The COVID-19 pandemic further exacerbated these challenges, and the rise in anti-Asian rhetoric and hate crimes deeply affected the safety and well-being of Asian Americans, particularly elders, Peng said.

Peng's comments follow a recent report that found systemic racism, anti-Asian rhetoric and cultural stigma continue to create significant barriers to mental health access for Asian American communities.

"Asian American communities have faced a long history of discrimination, racism and inequitable US policies that have significant implications for their mental health today," said Connie Tan, lead author of the report released by the UCLA Center for Health Policy Research and AAPI Data last week using data from the 2020-22 California Health Interview Surveys.

The pandemic and rise in anti-Asian rhetoric especially highlighted the deep need for mental healthcare among Asian American communities, said Tan, a research analyst at AAPI Data.

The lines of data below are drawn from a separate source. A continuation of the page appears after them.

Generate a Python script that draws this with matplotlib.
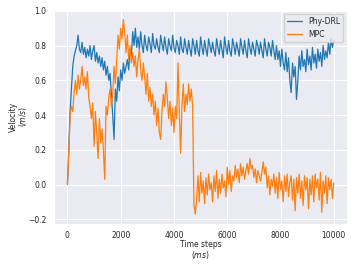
import matplotlib
matplotlib.use('Agg')
import matplotlib.pyplot as plt
import seaborn as sns
import numpy as np

time_ms = np.arange(0, 10001, 50)

phy_drl = [
    0.00, 0.20, 0.42, 0.55, 0.68, 0.74, 0.77, 0.80, 0.86, 0.78,
    0.76, 0.82, 0.75, 0.79, 0.73, 0.78, 0.74, 0.80, 0.72, 0.77,
    0.80, 0.71, 0.76, 0.70, 0.74, 0.68, 0.73, 0.66, 0.71, 0.63,
    0.68, 0.60, 0.64, 0.52, 0.40, 0.26, 0.55, 0.48, 0.62, 0.54,
    0.66, 0.60, 0.70, 0.64, 0.68, 0.72, 0.66, 0.78, 0.74, 0.88,
    0.80, 0.90, 0.79, 0.85, 0.78, 0.88, 0.80, 0.76,
    # 2900 - 4500
    0.86, 0.80, 0.77, 0.85, 0.81, 0.76, 0.87, 0.80, 0.78, 0.84,
    0.79, 0.76, 0.86, 0.81, 0.77, 0.85, 0.79, 0.75, 0.84, 0.80,
    0.77, 0.86, 0.79, 0.76, 0.83, 0.80, 0.75, 0.85, 0.78, 0.76,
    0.84, 0.79, 0.75,
    # 4550 - 7800
    0.83, 0.78, 0.74, 0.84, 0.80, 0.75, 0.83, 0.77, 0.74, 0.85,
    0.79, 0.75, 0.83, 0.78, 0.74, 0.84, 0.80, 0.76, 0.82, 0.77,
    0.74, 0.84, 0.79, 0.75, 0.83, 0.78, 0.73, 0.85, 0.79, 0.75,
    0.83, 0.77, 0.74, 0.84, 0.80, 0.75, 0.82, 0.78, 0.74, 0.84,
    0.79, 0.75, 0.83, 0.77, 0.73, 0.84, 0.79, 0.75, 0.82, 0.78,
    0.74, 0.83, 0.80, 0.75, 0.82, 0.77, 0.73, 0.84, 0.78, 0.74,
    0.82, 0.79, 0.74, 0.83, 0.77, 0.72,
    # 7850 - 8650
    0.80, 0.72, 0.77, 0.68, 0.78, 0.70, 0.66, 0.76, 0.65, 0.73,
    0.60, 0.53, 0.70, 0.62, 0.68, 0.49, 0.60,
    # 8700 - 10000
    0.74, 0.66, 0.77, 0.68, 0.72, 0.65, 0.78, 0.69, 0.74, 0.66,
    0.79, 0.70, 0.75, 0.67, 0.78, 0.71, 0.76, 0.68, 0.80, 0.72,
    0.77, 0.73, 0.82, 0.75, 0.84, 0.79, 0.83,
]

mpc = [
    0.00, 0.18, 0.40, 0.45, 0.42, 0.53, 0.60, 0.52, 0.63, 0.55,
    0.60, 0.68, 0.57, 0.62, 0.55, 0.65, 0.50, 0.45, 0.38, 0.47,
    0.22, 0.42, 0.30, 0.15, 0.38, 0.24, 0.32, 0.20, 0.03, 0.45,
    0.40, 0.50, 0.55, 0.45, 0.52, 0.68, 0.58, 0.72, 0.86, 0.78,
    0.90, 0.84, 0.95, 0.88, 0.76, 0.86, 0.72, 0.80, 0.70, 0.76,
    0.68, 0.74, 0.62, 0.72, 0.78, 0.66, 0.60, 0.70, 0.62, 0.52,
    0.64, 0.48, 0.56, 0.45, 0.52, 0.40, 0.48, 0.34, 0.44, 0.30,
    0.26, 0.42, 0.52, 0.45, 0.59, 0.50, 0.38, 0.48, 0.34, 0.44,
    0.30, 0.45, 0.38, 0.70, 0.42, 0.18, 0.45, 0.58, 0.42, 0.52,
    0.46, 0.58, 0.48, 0.55, 0.45, -0.12, -0.17, -0.08, 0.05, -0.10,
    0.07, -0.05, 0.02, -0.11, 0.04, -0.06, 0.06, -0.03, 0.01, -0.10,
    0.05, -0.04, 0.08, -0.08, 0.03, -0.05, 0.06, -0.02, 0.02, -0.07,
    0.10, 0.00, 0.08, -0.04, 0.05, 0.02, 0.11, 0.04, 0.09, 0.01,
    0.12, 0.05, 0.10, 0.03, 0.08, 0.12, 0.06, 0.15, 0.09, 0.11,
    0.04, 0.09, 0.01, 0.08, 0.05, 0.02, 0.07, 0.13, 0.06, 0.10,
    -0.02, 0.05, -0.06, 0.03, -0.01, 0.06, -0.05, 0.04, -0.08, 0.07,
    -0.03, 0.02, -0.10, 0.05, -0.04, 0.06, -0.07, 0.01, 0.05, -0.09,
    0.03, -0.15, 0.04, -0.05, 0.06, -0.08, 0.02, -0.12, 0.05, -0.03,
    0.04, -0.14, 0.03, -0.06, 0.05, -0.10, 0.06, -0.02, 0.03, -0.09,
    0.07, -0.16, 0.02, -0.05, 0.05, -0.11, 0.04, -0.03, 0.03, -0.08,
    0.01,
]

sns.set_style('darkgrid')
plt.rcParams['font.family'] = ['DejaVu Sans']

fig, ax = plt.subplots(figsize=(3.56, 2.67), dpi=100)
fig.subplots_adjust(left=0.152, right=0.975, top=0.963, bottom=0.162)

ax.plot(time_ms, phy_drl, color='#1f77b4', lw=0.9, label='Phy-DRL')
ax.plot(time_ms, mpc, color='#ff7f0e', lw=0.9, label='MPC')

ax.set_xlabel('Time steps\n$(ms)$', fontsize=5.5, labelpad=0, linespacing=0.95)
ax.set_ylabel('Velocity\n$(m/s)$', fontsize=5.5, labelpad=-1, linespacing=0.95)
ax.tick_params(labelsize=5.5, pad=2)
ax.legend(loc='upper right', fontsize=5.5)

plt.savefig('out.png')
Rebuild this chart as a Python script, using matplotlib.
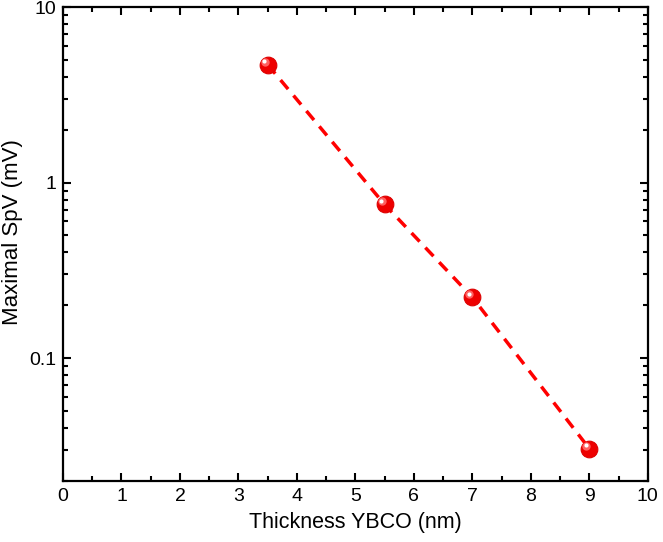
import matplotlib
matplotlib.use("Agg")
import matplotlib.pyplot as plt
import matplotlib.transforms as mtransforms
from matplotlib.ticker import LogLocator, FixedLocator, MultipleLocator, FuncFormatter

plt.rcParams["font.family"] = ["Liberation Sans", "DejaVu Sans"]
plt.rcParams["font.size"] = 12

# data
thickness = [3.5, 5.5, 7.0, 9.0]
max_spv = [4.7, 0.75, 0.222, 0.0305]

fig = plt.figure(figsize=(6.63, 5.42), dpi=100)
ax = fig.add_axes([0.095, 0.113, 0.882, 0.874])

ax.plot(thickness, max_spv, color="red", lw=2.5, ls=(0, (3.4, 2.4)), zorder=2)

# ball-style markers: red base, lighter core, white highlight up-left
ax.plot(thickness, max_spv, ls="none", marker="o", ms=12, mfc="#ee0000",
        mec="#dd0000", mew=0.8, zorder=3)
off = mtransforms.ScaledTranslation(-2.2 / 72, 2.2 / 72, fig.dpi_scale_trans)
ax.plot(thickness, max_spv, ls="none", marker="o", ms=6, mfc="#ff6060",
        mec="none", zorder=4, transform=ax.transData + off)
off2 = mtransforms.ScaledTranslation(-2.6 / 72, 2.6 / 72, fig.dpi_scale_trans)
ax.plot(thickness, max_spv, ls="none", marker="o", ms=3, mfc="white",
        mec="none", zorder=5, transform=ax.transData + off2)

ax.set_yscale("log")
ax.set_xlim(0, 10)
ax.set_ylim(0.02, 10)
ax.xaxis.set_major_locator(MultipleLocator(1))
ax.xaxis.set_minor_locator(MultipleLocator(0.5))
ax.yaxis.set_major_locator(FixedLocator([0.1, 1, 10]))
ax.yaxis.set_minor_locator(LogLocator(base=10, subs=range(2, 10)))
ax.yaxis.set_major_formatter(FuncFormatter(lambda v, p: f"{v:g}"))
ax.yaxis.set_minor_formatter(FuncFormatter(lambda v, p: ""))

ax.tick_params(which="both", direction="in", top=True, right=True, width=1.5)
ax.tick_params(which="major", length=6, labelsize=14, pad=5)
ax.tick_params(which="minor", length=3.5)
for s in ax.spines.values():
    s.set_linewidth(1.6)

ax.set_xlabel("Thickness YBCO (nm)", fontsize=15.5, labelpad=5)
ax.set_ylabel("Maximal SpV (mV)", fontsize=16)
ax.yaxis.set_label_coords(-0.068, 0.525)

fig.savefig("out.png", dpi=100)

Research suggests Asian Americans have some of the lowest rates of using mental health services compared with other groups, as social stigma dissuades many from admitting their need for support.

While 16 percent of Asian Americans report needing mental health support, that number is below the California average of 24 percent. Additionally, 31 percent of those who seek help encounter access barriers, the report said.

It aligns with an AAPI Data/Momentive survey last year, which revealed that only 20 percent of Asian American adults sought professional mental health support compared with 28 percent of white adults. Asian Americans were more likely to rely on family and friends for support.

Some of the common barriers to mental health recognition and access to care include the intergenerational transmission of trauma, which means trauma being passed through generations; the lack of cultural and linguistic accessibility of services; and the mental health stigma, Tan said.